La période qui s’ouvre présente d’importants défis, en particulier pour la gauche radicale. Le premier défi est de reconstruire le mouvement au sens le plus profond. Le changement politique et l’impression nouvelle d’optimisme des classes populaires doit aussi être transformé en une nouvelle éruption des luttes. Ceci est nécessaire pour faire suffisamment pression sur le gouvernement Syriza pour qu’il honore ses promesses et améliore effectivement la situation sociale – pour s’assurer que les fonctionnaires licencié·e·s retrouvent leur emploi, que ERT (l’agence de radio et télévision publique) fonctionne à nouveau, pour lutter pour l’abrogation des réformes néolibérales, des mouvement sociaux et des mobilisations d’ampleur sont plus que nécessaires. Ils restaureront la confiance des gens dans leur capacité à changer leurs vies et ainsi à exiger des politiques plus radicales, un contrepoids indispensable à la pression et au chantage de la part des organisations internationales.

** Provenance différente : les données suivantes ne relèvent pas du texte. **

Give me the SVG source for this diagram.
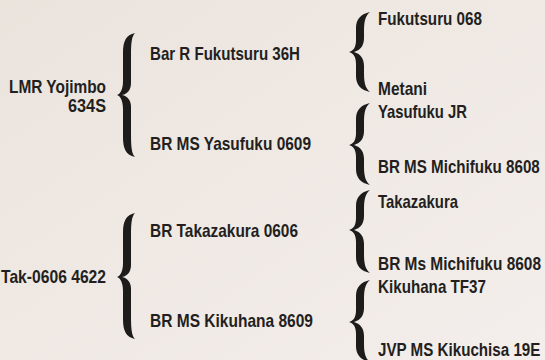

Sans une société engagée dans la lutte, c’est-à-dire une société engagée dans des pratiques collectives de résistance et de transformation, aucun processus de changement ne peut débuter. Cet impressionnant cycle de luttes dans les dernières années a été le catalyseur de bouleversements électoraux et du déplacement de l’électorat vers la gauche. D’une certaine manière, les résultats électoraux ont aussi été des translations politiques des dynamiques de refus et de contestation. Dans la conjoncture actuelle, nous avons besoin d’une résurgence du mouvement, une résurgence en termes de lutte, mais aussi d’aspiration – un nécessaire excédent de force sociale qui serait à la fois une pression sur le gouvernement, un contrepoids au chantage de l’Union européenne, et un catalyseur pour de nouvelles formes de radicalisation.
IX.
Pour finir, le débat sur la stratégie doit continuer. Le défi qui nous attend n’est pas simplement d’obtenir une sorte de gouvernance progressiste au sein des contraintes et interdiction imposées par l’Union européenne et l’Eurozone. Le défi est d’articuler une nouvelle dialectique de revendications immédiates et de changement radical, pas seulement au sens d’une rupture nécessaire avec le fardeau de la dette et avec l’euro, mais aussi – et surtout – au sens des manières d’expérimenter de nouvelles configurations sociales. Pour Antarsya et plus largement la gauche radicale grecque anti-Union européenne, le défi n’est pas simplement – et pas principalement – d’être une « opposition de gauche » à Syriza, bien que cela soit très utile dans un paysage politique où toute opposition à Syriza viendra de la droite. Le défi est d’élaborer une alternative de gauche, une stratégie des ruptures et des ouvertures (contre le néolibéralisme incarné dans l’euro, la dette, etc.) ; c’est exactement le type d’alternative qui va être urgemment nécessaire quand la stratégie de Syriza va se heurter au mur du chantage de l’Union européenne et des contre-attaques des forces du capital.
X.
Nous somme entré·e·s dans une nouvelle période historique. Nous avons la possibilité d’écrire collectivement une nouvelle page de l’histoire. La Grèce a été le laboratoire des expérimentations néolibérales les plus agressives depuis le Chili de Pinochet. Nous avons toujours la possibilité de la transformer en un laboratoire de l’espoir ! Cela exige une confiance dans le potentiel inscrit dans les luttes populaires et une capacité à penser au-delà des cadres de pensée dominants. Mais n’est-ce pas précisément cela l’essence de la politique radicale ? Le vrai défi est maintenant celui du maintien de l’espoir par les gens eux-mêmes – l’espoir des gens qui sont en train de transformer leurs vies.